_PROMPT_
All of the data should be repeated exactly; pictures are not part of the copy.
########
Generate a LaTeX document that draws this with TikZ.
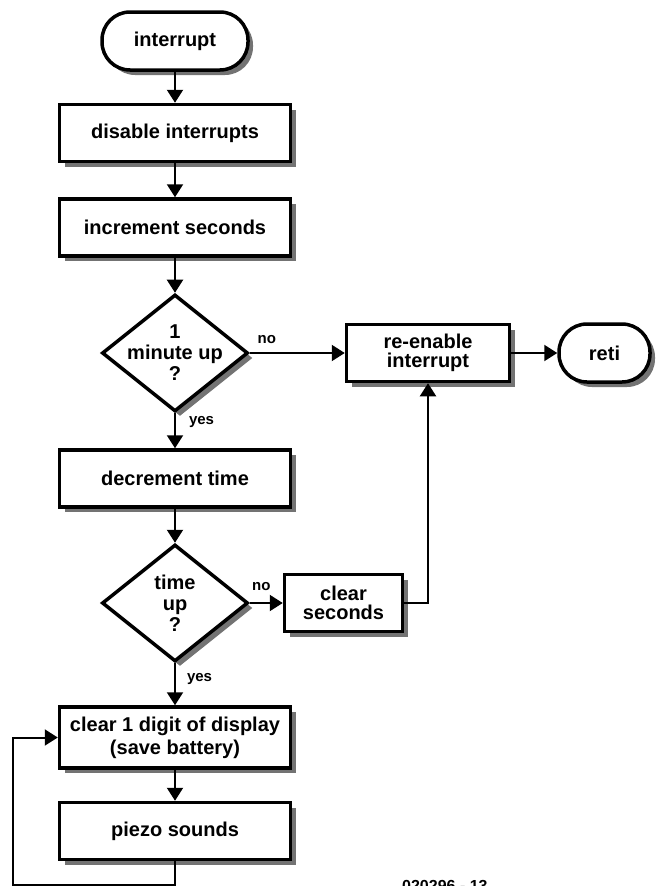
\documentclass[tikz,border=0pt]{standalone}
\usepackage{fontspec}
\setmainfont{Liberation Sans}
\usepackage{tikz}
\usetikzlibrary{positioning, arrows.meta, shapes.geometric, shadows}
\tikzset{flecha/.style={line width=2pt, -{Triangle[length=13pt,width=16pt]}}}
\tikzset{sombra/.style={drop shadow={shadow xshift=5pt, shadow yshift=-5pt, fill=black!55, opacity=1}}}
\tikzset{caja/.style={draw, rectangle, line width=3.5pt, fill=white, sombra, minimum width=231pt, minimum height=57pt, align=center}}
\tikzset{terminal/.style={draw, rectangle, rounded corners=28pt, line width=3.5pt, fill=white, sombra, minimum width=146pt, minimum height=58pt, align=center}}
\tikzset{decision/.style={draw, diamond, aspect=1.25, line width=3.5pt, fill=white, sombra, inner sep=-5pt, minimum width=146pt, minimum height=117pt, align=center, font=\bfseries\fontsize{20}{21}\selectfont}}
\tikzset{etiq/.style={font=\bfseries\fontsize{15}{15}\selectfont, inner sep=2pt}}

\begin{document}
\begin{tikzpicture}[
            x = 1pt, y = 1pt,
            every node/.style={font=\bfseries\fontsize{20}{18.5}\selectfont}
        ]
            \useasboundingbox (0,0) rectangle (659,-886);
            \clip (0,0) rectangle (659,-886);

            \node[terminal] (1) at (175,-41) {interrupt};
            \node[caja, below=31pt of 1] (2) {disable interrupts};
            \node[caja, below=34pt of 2] (3) {increment seconds};
            \node[decision, below=35pt of 3] (4) {1\\minute up\\?};
            \node[caja, below=35pt of 4] (5) {decrement time};
            \node[decision, below=34pt of 5] (6) {time\\up\\?};
            \node[caja, below=42pt of 6, minimum height=61pt] (7) {clear 1 digit of display\\[3pt](save battery)};
            \node[caja, below=31pt of 7] (8) {piezo sounds};
            \node[caja, right=95pt of 4, minimum width=163pt] (9) {re-enable\\interrupt};
            \node[terminal, right=46pt of 9, minimum width=91pt] (10) {reti};
            \node[caja, right=33pt of 6, minimum width=118pt] (11) {clear\\seconds};
            \node[anchor=base west, inner sep=0pt, font=\bfseries\fontsize{16}{16}\selectfont] (12) at (402,-891) {020296 - 13};
            \coordinate (c1) at (175,-885);
            \coordinate (c2) at (13,-885);

            \draw[flecha] (1) to (2);
            \draw[flecha] (2) to (3);
            \draw[flecha] (3) to (4);
            \draw[flecha] (4) to node[etiq, right, xshift=11pt, pos=0.26] {yes} (5);
            \draw[flecha] (4) to node[etiq, above=6pt, pos=0.18] {no} (9);
            \draw[flecha] (9) to (10);
            \draw[flecha] (5) to (6);
            \draw[flecha] (6) to node[etiq, right, xshift=9pt, pos=0.37] {yes} (7);
            \draw[flecha] (6) to node[etiq, above=9pt, pos=0.35] {no} (11);
            \draw[flecha] (11.east) -| (9.south);
            \draw[flecha] (7) to (8);
            \draw[flecha] (8) -- (c1) -- (c2) |- (7);
        \end{tikzpicture}
\end{document}
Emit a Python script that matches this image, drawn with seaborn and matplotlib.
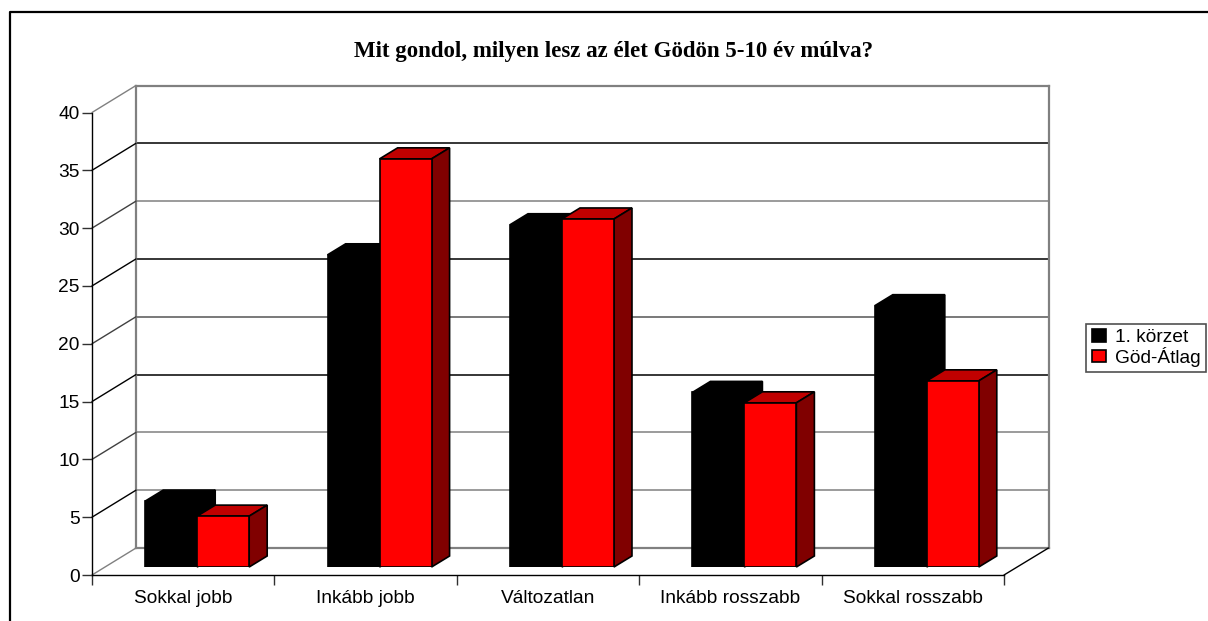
########
_EXERCISE ANSWER_
Generate a LaTeX document that draws this with TikZ.
\documentclass[tikz,border=0pt]{standalone}
\usepackage{fontspec}
\setmainfont{Liberation Sans}
\usepackage{tikz}
\usetikzlibrary{positioning, arrows.meta, shapes.geometric, shadows}
\tikzset{flecha/.style={line width=2pt, -{Triangle[length=13pt,width=16pt]}}}
\tikzset{sombra/.style={drop shadow={shadow xshift=5pt, shadow yshift=-5pt, fill=black!55, opacity=1}}}
\tikzset{caja/.style={draw, rectangle, line width=3.5pt, fill=white, sombra, minimum width=231pt, minimum height=57pt, align=center}}
\tikzset{terminal/.style={draw, rectangle, rounded corners=28pt, line width=3.5pt, fill=white, sombra, minimum width=146pt, minimum height=58pt, align=center}}
\tikzset{decision/.style={draw, diamond, aspect=1.25, line width=3.5pt, fill=white, sombra, inner sep=-5pt, minimum width=146pt, minimum height=117pt, align=center, font=\bfseries\fontsize{20}{21}\selectfont}}
\tikzset{etiq/.style={font=\bfseries\fontsize{15}{15}\selectfont, inner sep=2pt}}

\begin{document}
\begin{tikzpicture}[
            x = 1pt, y = 1pt,
            every node/.style={font=\bfseries\fontsize{20}{18.5}\selectfont}
        ]
            \useasboundingbox (0,0) rectangle (659,-886);
            \clip (0,0) rectangle (659,-886);

            \node[terminal] (1) at (175,-41) {interrupt};
            \node[caja, below=31pt of 1] (2) {disable interrupts};
            \node[caja, below=34pt of 2] (3) {increment seconds};
            \node[decision, below=35pt of 3] (4) {1\\minute up\\?};
            \node[caja, below=35pt of 4] (5) {decrement time};
            \node[decision, below=34pt of 5] (6) {time\\up\\?};
            \node[caja, below=42pt of 6, minimum height=61pt] (7) {clear 1 digit of display\\[3pt](save battery)};
            \node[caja, below=31pt of 7] (8) {piezo sounds};
            \node[caja, right=95pt of 4, minimum width=163pt] (9) {re-enable\\interrupt};
            \node[terminal, right=46pt of 9, minimum width=91pt] (10) {reti};
            \node[caja, right=33pt of 6, minimum width=118pt] (11) {clear\\seconds};
            \node[anchor=base west, inner sep=0pt, font=\bfseries\fontsize{16}{16}\selectfont] (12) at (402,-891) {020296 - 13};
            \coordinate (c1) at (175,-885);
            \coordinate (c2) at (13,-885);

            \draw[flecha] (1) to (2);
            \draw[flecha] (2) to (3);
            \draw[flecha] (3) to (4);
            \draw[flecha] (4) to node[etiq, right, xshift=11pt, pos=0.26] {yes} (5);
            \draw[flecha] (4) to node[etiq, above=6pt, pos=0.18] {no} (9);
            \draw[flecha] (9) to (10);
            \draw[flecha] (5) to (6);
            \draw[flecha] (6) to node[etiq, right, xshift=9pt, pos=0.37] {yes} (7);
            \draw[flecha] (6) to node[etiq, above=9pt, pos=0.35] {no} (11);
            \draw[flecha] (11.east) -| (9.south);
            \draw[flecha] (7) to (8);
            \draw[flecha] (8) -- (c1) -- (c2) |- (7);
        \end{tikzpicture}
\end{document}
Emit a Python script that matches this image, drawn with seaborn and matplotlib.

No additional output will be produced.